- _Source excerpt_:
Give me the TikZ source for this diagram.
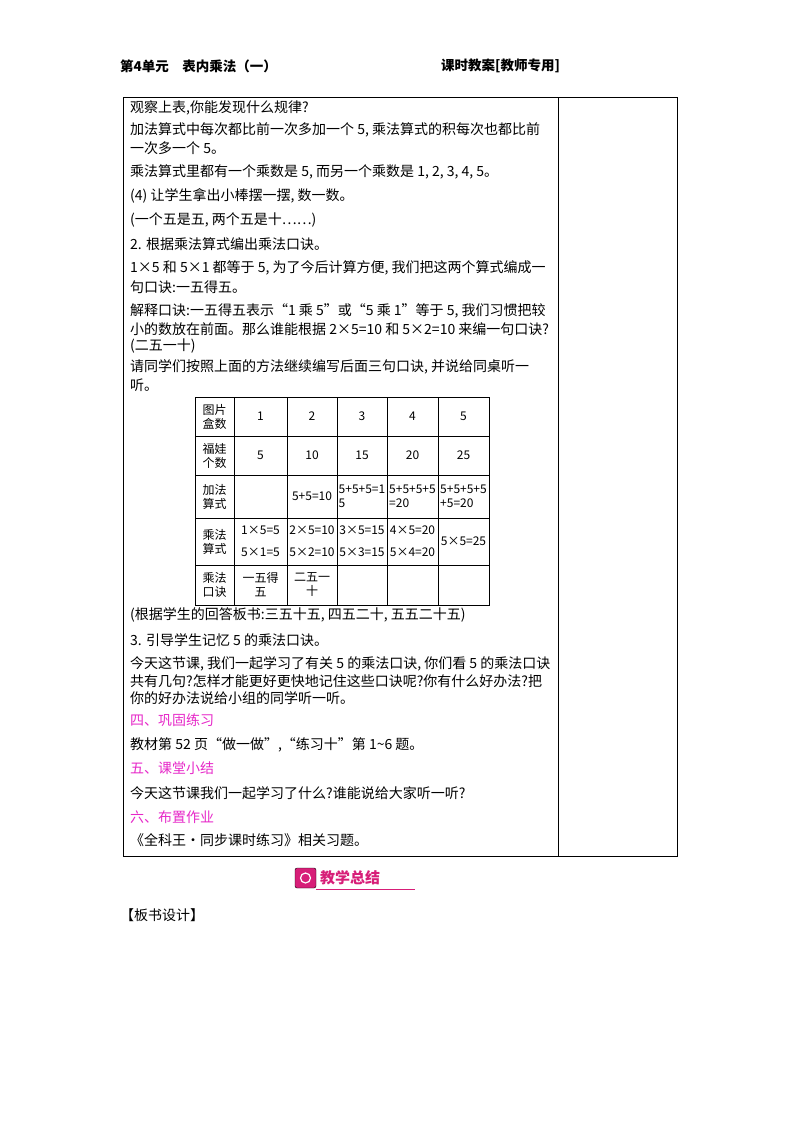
\documentclass[tikz,border=0pt]{standalone}
\usepackage{fontspec}
\setmainfont{Noto Sans CJK SC}
\usepackage{tikz}
\usetikzlibrary{calc}
\definecolor{rosered}{RGB}{230,40,200}
\definecolor{logored}{RGB}{215,30,120}
\tikzset{
  txt/.style={anchor=west, inner sep=0pt, font=\fontsize{14}{15}\selectfont},
  head/.style={txt, font=\fontsize{13.5}{15}\selectfont\bfseries},
  sect/.style={txt, text=rosered},
  cell/.style={inner sep=0pt, font=\fontsize{12}{14}\selectfont, align=center},
}
\begin{document}
\begin{tikzpicture}[x=1pt,y=-1pt]
\useasboundingbox (0,0) rectangle (800,1132);

% header
\node[head] (hl) at (120,66) {第4单元\quad 表内乘法（一）};
\node[head] (hr) at (441,66) {课时教案[教师专用]};

% frame
\draw [line width=1] (123,97) rectangle (677,856);
\draw [line width=0.8] (558,97) -- (558,856);

% text before table
\node[txt] (t1) at (130,108) {观察上表,你能发现什么规律?};
\node[txt] (t2) at (130,130) {加法算式中每次都比前一次多加一个 5, 乘法算式的积每次也都比前};
\node[txt] (t3) at (130,148) {一次多一个 5。};
\node[txt] (t4) at (130,172) {乘法算式里都有一个乘数是 5, 而另一个乘数是 1, 2, 3, 4, 5。};
\node[txt] (t5) at (130,196) {(4) 让学生拿出小棒摆一摆, 数一数。};
\node[txt] (t6) at (130,220) {(一个五是五, 两个五是十……)};
\node[txt] (t7) at (130,244) {2. 根据乘法算式编出乘法口诀。};
\node[txt] (t8) at (130,268) {1×5 和 5×1 都等于 5, 为了今后计算方便, 我们把这两个算式编成一};
\node[txt] (t9) at (130,287) {句口诀:一五得五。};
\node[txt] (t10) at (130,311) {解释口诀:一五得五表示“1 乘 5”或“5 乘 1”等于 5, 我们习惯把较};
\node[txt] (t11) at (130,329) {小的数放在前面。那么谁能根据 2×5=10 和 5×2=10 来编一句口诀?};
\node[txt] (t12) at (130,346) {(二五一十)};
\node[txt] (t13) at (130,367) {请同学们按照上面的方法继续编写后面三句口诀, 并说给同桌听一};
\node[txt] (t14) at (130,385) {听。};

% table
\draw [line width=1] (195,397) rectangle (489,605);
\foreach \x in {234,287,337,387,438} \draw (\x,397) -- (\x,605);
\foreach \y in {436,475,518,565} \draw (195,\y) -- (489,\y);
\foreach \y/\a in {416.5/{图片\\盒数}, 455.5/{福娃\\个数}, 496.5/{加法\\算式}, 541.5/{乘法\\算式}, 585/{乘法\\口诀}}
  \node[cell] at (214.5,\y) {\a};
\foreach \x/\a in {260.5/1, 312/2, 362/3, 412.5/4, 463.5/5}
  \node[cell] at (\x,416.5) {\a};
\foreach \x/\a in {260.5/5, 312/10, 362/15, 412.5/20, 463.5/25}
  \node[cell] at (\x,455.5) {\a};
\node[cell] (a2) at (312,496.5) {5+5=10};
\node[cell, align=left] (a3) at (362,496.5) {5+5+5=1\\5};
\node[cell, align=left] (a4) at (412.5,496.5) {5+5+5+5\\=20};
\node[cell, align=left] (a5) at (463.5,496.5) {5+5+5+5\\+5=20};
\foreach \x/\a/\b in {260.5/1×5=5/5×1=5, 312/2×5=10/5×2=10, 362/3×5=15/5×3=15, 412.5/4×5=20/5×4=20}
{
  \node[cell] at (\x,530) {\a};
  \node[cell] at (\x,552) {\b};
}
\node[cell] (m5) at (463.5,541.5) {5×5=25};
\node[cell] (k1) at (260.5,585) {一五得\\五};
\node[cell] (k2) at (312,585) {二五一\\十};

% text after table
\node[txt] (u1) at (130,615) {(根据学生的回答板书:三五十五, 四五二十, 五五二十五)};
\node[txt] (u2) at (130,640) {3. 引导学生记忆 5 的乘法口诀。};
\node[txt] (u3) at (130,664) {今天这节课, 我们一起学习了有关 5 的乘法口诀, 你们看 5 的乘法口诀};
\node[txt] (u4) at (130,681) {共有几句?怎样才能更好更快地记住这些口诀呢?你有什么好办法?把};
\node[txt] (u5) at (130,698) {你的好办法说给小组的同学听一听。};
\node[sect] (s4) at (130,720) {四、巩固练习};
\node[txt] (u6) at (130,745) {教材第 52 页“做一做”,“练习十”第 1\textasciitilde 6 题。};
\node[sect] (s5) at (130,768) {五、课堂小结};
\node[txt] (u7) at (130,793) {今天这节课我们一起学习了什么?谁能说给大家听一听?};
\node[sect] (s6) at (130,817) {六、布置作业};
\node[txt] (u8) at (130,840) {《全科王·同步课时练习》相关习题。};

% logo
\draw [fill=logored, rounded corners=2] (295,868) rectangle (316,888);
\draw [white, line width=1.2] (305.5,878) circle (5);
\node[anchor=west, inner sep=0pt, text=logored, font=\fontsize{15}{17}\selectfont\bfseries] (logo) at (320,878) {教学总结};
\draw [logored, line width=0.6] (316,889) -- (415,889);

\node[txt] (bs) at (120,915) {【板书设计】};
\end{tikzpicture}
\end{document}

- _What to do_:
Write down every line from the opening of the listing to the line with "(558,97) -- (558,856);", both included, and nothing else; the pictures are omitted.

- _Task output_:
Give me the TikZ source for this diagram.
\documentclass[tikz,border=0pt]{standalone}
\usepackage{fontspec}
\setmainfont{Noto Sans CJK SC}
\usepackage{tikz}
\usetikzlibrary{calc}
\definecolor{rosered}{RGB}{230,40,200}
\definecolor{logored}{RGB}{215,30,120}
\tikzset{
  txt/.style={anchor=west, inner sep=0pt, font=\fontsize{14}{15}\selectfont},
  head/.style={txt, font=\fontsize{13.5}{15}\selectfont\bfseries},
  sect/.style={txt, text=rosered},
  cell/.style={inner sep=0pt, font=\fontsize{12}{14}\selectfont, align=center},
}
\begin{document}
\begin{tikzpicture}[x=1pt,y=-1pt]
\useasboundingbox (0,0) rectangle (800,1132);

% header
\node[head] (hl) at (120,66) {第4单元\quad 表内乘法（一）};
\node[head] (hr) at (441,66) {课时教案[教师专用]};

% frame
\draw [line width=1] (123,97) rectangle (677,856);
\draw [line width=0.8] (558,97) -- (558,856);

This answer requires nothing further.